La maggiore diversificazione rispetto ai maschi si ripete in relazione al titolo di studio. Tra le donne, ad esempio, sono più presenti i livelli estremi della scala d’istruzione. Il 20.7 per cento è senza titolo, il 35 ha il diploma superiore, il 13 la laurea. In ogni caso, nel lavoro sono in condizione di maggiore precarietà e di maggiore svantaggio economico. Mentre gli uomini trovano occupazione in quasi tutti i settori, le donne immigrate sono più concentrate nei mestieri del terziario, nella cura delle persone e nella sanità. E la percentuale più alta di lavoro regolare si trova tra chi fa la domestica fissa (55.6).
Comparando i redditi, a perderci sono ancora le donne, come si diceva. La maggioranza di esse non guadagna più di 500 euro al mese contro la media di 850 degli uomini. Ad avere, in ogni caso, un salario più alto sono le nubili e le separate/vedove, in ragione della maggiore flessibilità d’occupazione (co.co.co, orari notturni, domenicali, ecc.) e in qualche caso anche del doppio impiego.

La diversa provenienza, con le culture che si porta dietro, si fa sentire anche nel lavoro. Il numero più alto di disoccupate si trova tra le europee dell’Est e le subsahariane con percentuali dell’8.6 e 8.1 nell’ordine. Le casalinghe, invece, abbondano tra le asiatiche (49.1 per cento) e le nordafricane (41.8). A godere di un’occupazione regolare sono soprattutto quelle dell’Africa a sud del Sahara con il 50.1 per cento, ma le altre non sono troppo distanti con il 39.4 delle europee dell’Est, il 41.7 delle latinoamericane, il 39.5 delle asiatiche. Ultime, le nordafricane con il 33.2 per cento.

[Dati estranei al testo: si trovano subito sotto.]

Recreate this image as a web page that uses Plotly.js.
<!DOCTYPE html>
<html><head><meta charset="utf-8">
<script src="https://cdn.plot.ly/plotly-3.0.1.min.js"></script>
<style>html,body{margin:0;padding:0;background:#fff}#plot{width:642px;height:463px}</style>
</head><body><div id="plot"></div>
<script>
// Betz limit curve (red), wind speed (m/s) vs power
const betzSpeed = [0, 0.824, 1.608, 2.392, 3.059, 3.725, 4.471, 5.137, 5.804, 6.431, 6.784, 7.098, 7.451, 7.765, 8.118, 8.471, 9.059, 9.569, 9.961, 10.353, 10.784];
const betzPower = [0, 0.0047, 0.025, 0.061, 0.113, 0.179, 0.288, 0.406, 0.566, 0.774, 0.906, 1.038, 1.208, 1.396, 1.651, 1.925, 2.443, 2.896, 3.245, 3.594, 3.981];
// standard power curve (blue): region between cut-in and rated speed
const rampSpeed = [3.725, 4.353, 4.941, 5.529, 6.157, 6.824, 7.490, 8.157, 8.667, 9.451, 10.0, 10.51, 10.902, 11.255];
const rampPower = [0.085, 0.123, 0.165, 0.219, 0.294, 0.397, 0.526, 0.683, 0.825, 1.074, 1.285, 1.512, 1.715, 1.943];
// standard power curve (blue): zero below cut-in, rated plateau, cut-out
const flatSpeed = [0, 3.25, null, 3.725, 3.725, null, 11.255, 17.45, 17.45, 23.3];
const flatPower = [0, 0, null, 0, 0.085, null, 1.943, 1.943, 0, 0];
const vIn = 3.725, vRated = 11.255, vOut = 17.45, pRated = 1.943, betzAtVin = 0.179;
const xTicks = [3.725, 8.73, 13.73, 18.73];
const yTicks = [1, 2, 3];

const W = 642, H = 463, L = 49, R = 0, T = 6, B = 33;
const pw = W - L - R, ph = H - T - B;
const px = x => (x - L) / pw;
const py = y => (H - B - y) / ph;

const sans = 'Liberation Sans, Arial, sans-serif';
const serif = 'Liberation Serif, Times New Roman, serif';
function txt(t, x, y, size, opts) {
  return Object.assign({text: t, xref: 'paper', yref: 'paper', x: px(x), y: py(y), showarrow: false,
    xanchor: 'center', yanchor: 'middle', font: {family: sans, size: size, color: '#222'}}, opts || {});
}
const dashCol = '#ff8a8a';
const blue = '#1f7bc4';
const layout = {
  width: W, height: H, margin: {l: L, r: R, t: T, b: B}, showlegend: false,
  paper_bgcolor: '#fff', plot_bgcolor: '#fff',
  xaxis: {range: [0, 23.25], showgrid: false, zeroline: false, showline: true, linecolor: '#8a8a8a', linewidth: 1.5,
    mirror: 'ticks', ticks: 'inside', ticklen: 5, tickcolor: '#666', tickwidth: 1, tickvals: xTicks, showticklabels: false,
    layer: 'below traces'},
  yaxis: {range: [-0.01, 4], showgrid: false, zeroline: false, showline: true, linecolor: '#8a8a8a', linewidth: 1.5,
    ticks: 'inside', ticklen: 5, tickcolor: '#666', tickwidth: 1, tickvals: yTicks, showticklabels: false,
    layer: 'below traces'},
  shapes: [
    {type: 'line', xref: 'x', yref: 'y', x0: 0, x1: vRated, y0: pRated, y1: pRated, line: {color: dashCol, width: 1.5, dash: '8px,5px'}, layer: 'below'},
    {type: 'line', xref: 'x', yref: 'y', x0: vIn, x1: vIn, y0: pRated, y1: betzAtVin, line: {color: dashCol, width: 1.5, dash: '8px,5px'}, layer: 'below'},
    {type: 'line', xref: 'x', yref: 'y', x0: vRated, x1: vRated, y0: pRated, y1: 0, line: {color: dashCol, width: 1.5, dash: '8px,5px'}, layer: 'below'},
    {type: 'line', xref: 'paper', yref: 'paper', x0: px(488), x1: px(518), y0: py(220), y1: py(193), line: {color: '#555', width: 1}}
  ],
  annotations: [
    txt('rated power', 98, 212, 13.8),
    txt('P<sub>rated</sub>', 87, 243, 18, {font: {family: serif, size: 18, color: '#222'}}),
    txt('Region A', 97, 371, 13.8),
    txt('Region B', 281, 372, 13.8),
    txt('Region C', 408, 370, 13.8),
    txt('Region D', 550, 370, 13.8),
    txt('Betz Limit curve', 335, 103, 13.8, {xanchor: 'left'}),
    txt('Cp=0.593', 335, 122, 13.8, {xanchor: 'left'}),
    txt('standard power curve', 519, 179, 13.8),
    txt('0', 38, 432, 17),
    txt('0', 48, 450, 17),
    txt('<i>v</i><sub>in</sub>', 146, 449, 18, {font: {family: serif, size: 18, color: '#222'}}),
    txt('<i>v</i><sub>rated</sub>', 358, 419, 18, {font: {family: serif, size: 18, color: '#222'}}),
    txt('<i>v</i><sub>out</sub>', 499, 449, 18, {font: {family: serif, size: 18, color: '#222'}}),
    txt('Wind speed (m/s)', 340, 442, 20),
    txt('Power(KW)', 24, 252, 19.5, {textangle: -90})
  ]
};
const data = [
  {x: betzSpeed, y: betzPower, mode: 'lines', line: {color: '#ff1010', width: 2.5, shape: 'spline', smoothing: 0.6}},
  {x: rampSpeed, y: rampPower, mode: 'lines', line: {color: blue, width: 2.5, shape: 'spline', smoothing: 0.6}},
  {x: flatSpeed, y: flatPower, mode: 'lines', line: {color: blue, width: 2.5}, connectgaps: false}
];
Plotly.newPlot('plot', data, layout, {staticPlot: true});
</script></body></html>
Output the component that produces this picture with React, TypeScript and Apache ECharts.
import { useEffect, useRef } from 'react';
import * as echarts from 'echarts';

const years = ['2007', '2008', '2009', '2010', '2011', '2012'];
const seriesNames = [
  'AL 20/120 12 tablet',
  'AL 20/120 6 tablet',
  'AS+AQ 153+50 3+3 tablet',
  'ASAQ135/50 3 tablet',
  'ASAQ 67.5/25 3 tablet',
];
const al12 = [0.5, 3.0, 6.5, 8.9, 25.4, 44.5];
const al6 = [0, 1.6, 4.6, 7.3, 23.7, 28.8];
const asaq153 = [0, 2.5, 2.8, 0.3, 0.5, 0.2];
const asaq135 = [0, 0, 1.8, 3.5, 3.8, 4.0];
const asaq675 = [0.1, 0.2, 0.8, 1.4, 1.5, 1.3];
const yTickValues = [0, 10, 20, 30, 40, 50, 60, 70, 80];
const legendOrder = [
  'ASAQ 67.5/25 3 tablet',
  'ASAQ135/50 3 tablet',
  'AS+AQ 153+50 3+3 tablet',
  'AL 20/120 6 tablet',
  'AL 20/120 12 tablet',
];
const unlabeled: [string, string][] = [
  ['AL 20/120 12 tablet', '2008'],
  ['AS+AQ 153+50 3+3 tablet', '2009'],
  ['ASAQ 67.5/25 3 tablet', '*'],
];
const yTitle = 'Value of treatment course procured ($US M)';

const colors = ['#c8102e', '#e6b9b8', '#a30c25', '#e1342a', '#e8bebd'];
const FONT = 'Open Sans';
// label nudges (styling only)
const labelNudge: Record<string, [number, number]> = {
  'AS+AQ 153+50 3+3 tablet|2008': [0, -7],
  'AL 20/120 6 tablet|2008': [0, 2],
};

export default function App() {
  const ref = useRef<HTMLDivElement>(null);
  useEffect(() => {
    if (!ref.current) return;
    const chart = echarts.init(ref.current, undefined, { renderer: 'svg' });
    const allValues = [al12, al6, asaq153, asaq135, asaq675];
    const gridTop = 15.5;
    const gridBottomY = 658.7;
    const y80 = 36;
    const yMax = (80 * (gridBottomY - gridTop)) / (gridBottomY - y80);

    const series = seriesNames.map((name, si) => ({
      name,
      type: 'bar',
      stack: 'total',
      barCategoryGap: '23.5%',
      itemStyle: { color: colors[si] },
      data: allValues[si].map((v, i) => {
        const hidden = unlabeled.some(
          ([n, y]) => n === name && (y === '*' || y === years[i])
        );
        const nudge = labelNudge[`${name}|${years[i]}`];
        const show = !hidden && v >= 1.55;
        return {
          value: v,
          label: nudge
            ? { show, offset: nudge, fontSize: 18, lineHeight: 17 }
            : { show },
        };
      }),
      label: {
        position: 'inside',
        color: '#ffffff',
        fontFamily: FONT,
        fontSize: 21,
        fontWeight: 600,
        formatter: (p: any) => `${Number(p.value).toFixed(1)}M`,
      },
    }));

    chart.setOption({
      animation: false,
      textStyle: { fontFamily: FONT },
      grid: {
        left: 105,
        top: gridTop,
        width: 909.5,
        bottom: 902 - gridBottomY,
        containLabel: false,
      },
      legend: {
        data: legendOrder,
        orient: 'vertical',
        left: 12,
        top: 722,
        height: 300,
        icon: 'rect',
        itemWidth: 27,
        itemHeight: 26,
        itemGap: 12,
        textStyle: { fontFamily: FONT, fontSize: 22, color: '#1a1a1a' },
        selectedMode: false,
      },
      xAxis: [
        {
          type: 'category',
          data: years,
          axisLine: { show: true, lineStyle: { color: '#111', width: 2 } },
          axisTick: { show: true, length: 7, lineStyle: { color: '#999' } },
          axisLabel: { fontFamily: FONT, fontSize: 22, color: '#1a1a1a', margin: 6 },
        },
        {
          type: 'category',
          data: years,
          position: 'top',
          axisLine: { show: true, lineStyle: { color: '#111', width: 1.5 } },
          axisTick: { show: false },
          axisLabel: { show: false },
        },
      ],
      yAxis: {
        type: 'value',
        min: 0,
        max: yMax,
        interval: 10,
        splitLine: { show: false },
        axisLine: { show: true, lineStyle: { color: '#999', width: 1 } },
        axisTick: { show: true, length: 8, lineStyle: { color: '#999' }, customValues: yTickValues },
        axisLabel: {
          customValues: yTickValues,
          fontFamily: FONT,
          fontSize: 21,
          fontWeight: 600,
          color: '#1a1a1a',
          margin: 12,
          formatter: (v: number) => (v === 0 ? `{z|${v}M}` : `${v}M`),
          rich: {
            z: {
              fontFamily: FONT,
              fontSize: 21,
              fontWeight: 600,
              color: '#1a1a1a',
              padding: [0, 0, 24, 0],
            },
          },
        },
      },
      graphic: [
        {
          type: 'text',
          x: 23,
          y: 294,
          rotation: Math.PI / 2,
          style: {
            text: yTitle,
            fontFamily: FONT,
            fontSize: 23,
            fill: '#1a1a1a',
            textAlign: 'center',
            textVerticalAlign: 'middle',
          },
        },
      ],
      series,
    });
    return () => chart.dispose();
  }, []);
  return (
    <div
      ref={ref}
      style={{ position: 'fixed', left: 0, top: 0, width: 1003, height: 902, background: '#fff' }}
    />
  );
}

La massima diffusione del lavoro irregolare, invece, si trova tra le latinoamericane (33.3 per cento) e le europee dell’Est (32.3), con ogni probabilità a causa della loro prevalenza tra le badanti.
A mettere insieme il tutto, la conclusione è che le immigrate, tanto casalinghe che lavoratrici, si trovano in condizione socio-economica svantaggiata rispetto ai maschi. E nemmeno fa una gran differenza che siano di età elevata e dipendenti dal progetto migratorio della famiglia d’origine, o che siano più giovani, in possesso di un buon bagaglio culturale e alla ricerca di un miglioramento delle condizioni di vita.